* begin Collected material *

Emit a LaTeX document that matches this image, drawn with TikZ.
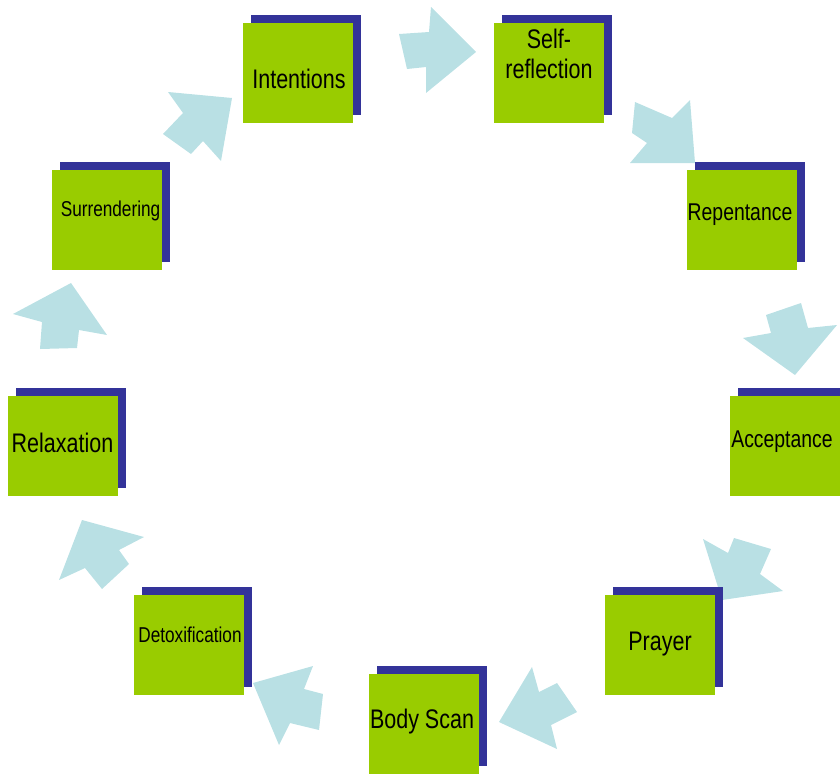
\documentclass[tikz,border=0pt]{standalone}
\usepackage{fontspec}
\setmainfont{Liberation Sans}
\usetikzlibrary{shadows}
\definecolor{boxgreen}{RGB}{153,204,0}
\definecolor{boxshadow}{RGB}{51,51,153}
\definecolor{flowblue}{RGB}{185,224,228}
% captions are set a little taller than the plain font
\newcommand\tallcap[1]{\scalebox{1}[1.25]{#1}}
\begin{document}
\begin{tikzpicture}[x=1pt,y=-1pt,
  stage/.style={fill=boxgreen, minimum width=110pt, minimum height=100pt,
    inner sep=0pt, outer sep=0pt,
    drop shadow={shadow xshift=8pt, shadow yshift=8pt, fill=boxshadow, opacity=1}},
  caption/.style={anchor=base, inner sep=0pt, text=black},
  bigcap/.style={caption, font=\fontsize{21.5}{24}\selectfont},
  midcap/.style={caption, font=\fontsize{19.4}{22}\selectfont},
  smallcap/.style={caption, font=\fontsize{17.2}{20}\selectfont},
  flowarrow/.style={fill=flowblue}]
\useasboundingbox (0,0) rectangle (840,774);

% block arrows running clockwise round the cycle
\fill[flowarrow] (407,69) -- (399,34) -- (429,32) -- (431,7) -- (476,52) -- (426,93) -- (426,67) -- cycle;
\fill[flowarrow] (635,102) -- (672,118) -- (690,100) -- (695,163) -- (630,163) -- (647,143) -- (632,133) -- cycle;
\fill[flowarrow] (766,315) -- (801,303) -- (808,328) -- (837,325) -- (795,375) -- (743,338) -- (771,333) -- cycle;
\fill[flowarrow] (734,538) -- (771,549) -- (760,574) -- (783,591) -- (722,600) -- (703,539) -- (728,553) -- cycle;
\fill[flowarrow] (557,683) -- (577,712) -- (551,725) -- (557,749) -- (499,722) -- (532,667) -- (539,692) -- cycle;
\fill[flowarrow] (323,694) -- (319,730) -- (290,723) -- (279,745) -- (253,683) -- (313,666) -- (304,689) -- cycle;
\fill[flowarrow] (129,564) -- (102,589) -- (85,568) -- (59,580) -- (82,520) -- (144,537) -- (119,550) -- cycle;
\fill[flowarrow] (77,348) -- (40,349) -- (42,322) -- (13,314) -- (71,283) -- (107,335) -- (79,330) -- cycle;
\fill[flowarrow] (191,154) -- (163,134) -- (183,113) -- (168,92) -- (232,98) -- (221,161) -- (203,141) -- cycle;

% stage boxes
\node[stage] (intentions) at (298,73) {};
\node[stage] (selfref) at (549,73) {};
\node[stage] (repentance) at (742,220) {};
\node[stage] (acceptance) at (785,446) {};
\node[stage] (prayer) at (660,645) {};
\node[stage] (bodyscan) at (424,724) {};
\node[stage] (detox) at (189,645) {};
\node[stage] (relaxation) at (63,446) {};
\node[stage] (surrender) at (107,220) {};

% captions
\node[bigcap] (intentions-t) at (299,88) {\tallcap{Intentions}};
\node[bigcap] (selfref-t) at (549,78) {\tallcap{\begin{tabular}[b]{@{}c@{}}Self-\\reflection\end{tabular}}};
\node[midcap] (repentance-t) at (740,220) {\tallcap{Repentance}};
\node[midcap] (acceptance-t) at (782,447) {\tallcap{Acceptance}};
\node[bigcap] (prayer-t) at (660,650) {\tallcap{Prayer}};
\node[bigcap] (bodyscan-t) at (422,728) {\tallcap{Body Scan}};
\node[smallcap] (detox-t) at (190,642) {\tallcap{Detoxification}};
\node[bigcap] (relaxation-t) at (62.5,452) {\tallcap{Relaxation}};
\node[smallcap] (surrender-t) at (110.5,216) {\tallcap{Surrendering}};
\end{tikzpicture}
\end{document}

* end Collected material *

- [Direction]: Without the images, write out each line of the data verbatim.

- [Response]:
Emit a LaTeX document that matches this image, drawn with TikZ.
\documentclass[tikz,border=0pt]{standalone}
\usepackage{fontspec}
\setmainfont{Liberation Sans}
\usetikzlibrary{shadows}
\definecolor{boxgreen}{RGB}{153,204,0}
\definecolor{boxshadow}{RGB}{51,51,153}
\definecolor{flowblue}{RGB}{185,224,228}
% captions are set a little taller than the plain font
\newcommand\tallcap[1]{\scalebox{1}[1.25]{#1}}
\begin{document}
\begin{tikzpicture}[x=1pt,y=-1pt,
  stage/.style={fill=boxgreen, minimum width=110pt, minimum height=100pt,
    inner sep=0pt, outer sep=0pt,
    drop shadow={shadow xshift=8pt, shadow yshift=8pt, fill=boxshadow, opacity=1}},
  caption/.style={anchor=base, inner sep=0pt, text=black},
  bigcap/.style={caption, font=\fontsize{21.5}{24}\selectfont},
  midcap/.style={caption, font=\fontsize{19.4}{22}\selectfont},
  smallcap/.style={caption, font=\fontsize{17.2}{20}\selectfont},
  flowarrow/.style={fill=flowblue}]
\useasboundingbox (0,0) rectangle (840,774);

% block arrows running clockwise round the cycle
\fill[flowarrow] (407,69) -- (399,34) -- (429,32) -- (431,7) -- (476,52) -- (426,93) -- (426,67) -- cycle;
\fill[flowarrow] (635,102) -- (672,118) -- (690,100) -- (695,163) -- (630,163) -- (647,143) -- (632,133) -- cycle;
\fill[flowarrow] (766,315) -- (801,303) -- (808,328) -- (837,325) -- (795,375) -- (743,338) -- (771,333) -- cycle;
\fill[flowarrow] (734,538) -- (771,549) -- (760,574) -- (783,591) -- (722,600) -- (703,539) -- (728,553) -- cycle;
\fill[flowarrow] (557,683) -- (577,712) -- (551,725) -- (557,749) -- (499,722) -- (532,667) -- (539,692) -- cycle;
\fill[flowarrow] (323,694) -- (319,730) -- (290,723) -- (279,745) -- (253,683) -- (313,666) -- (304,689) -- cycle;
\fill[flowarrow] (129,564) -- (102,589) -- (85,568) -- (59,580) -- (82,520) -- (144,537) -- (119,550) -- cycle;
\fill[flowarrow] (77,348) -- (40,349) -- (42,322) -- (13,314) -- (71,283) -- (107,335) -- (79,330) -- cycle;
\fill[flowarrow] (191,154) -- (163,134) -- (183,113) -- (168,92) -- (232,98) -- (221,161) -- (203,141) -- cycle;

% stage boxes
\node[stage] (intentions) at (298,73) {};
\node[stage] (selfref) at (549,73) {};
\node[stage] (repentance) at (742,220) {};
\node[stage] (acceptance) at (785,446) {};
\node[stage] (prayer) at (660,645) {};
\node[stage] (bodyscan) at (424,724) {};
\node[stage] (detox) at (189,645) {};
\node[stage] (relaxation) at (63,446) {};
\node[stage] (surrender) at (107,220) {};

% captions
\node[bigcap] (intentions-t) at (299,88) {\tallcap{Intentions}};
\node[bigcap] (selfref-t) at (549,78) {\tallcap{\begin{tabular}[b]{@{}c@{}}Self-\\reflection\end{tabular}}};
\node[midcap] (repentance-t) at (740,220) {\tallcap{Repentance}};
\node[midcap] (acceptance-t) at (782,447) {\tallcap{Acceptance}};
\node[bigcap] (prayer-t) at (660,650) {\tallcap{Prayer}};
\node[bigcap] (bodyscan-t) at (422,728) {\tallcap{Body Scan}};
\node[smallcap] (detox-t) at (190,642) {\tallcap{Detoxification}};
\node[bigcap] (relaxation-t) at (62.5,452) {\tallcap{Relaxation}};
\node[smallcap] (surrender-t) at (110.5,216) {\tallcap{Surrendering}};
\end{tikzpicture}
\end{document}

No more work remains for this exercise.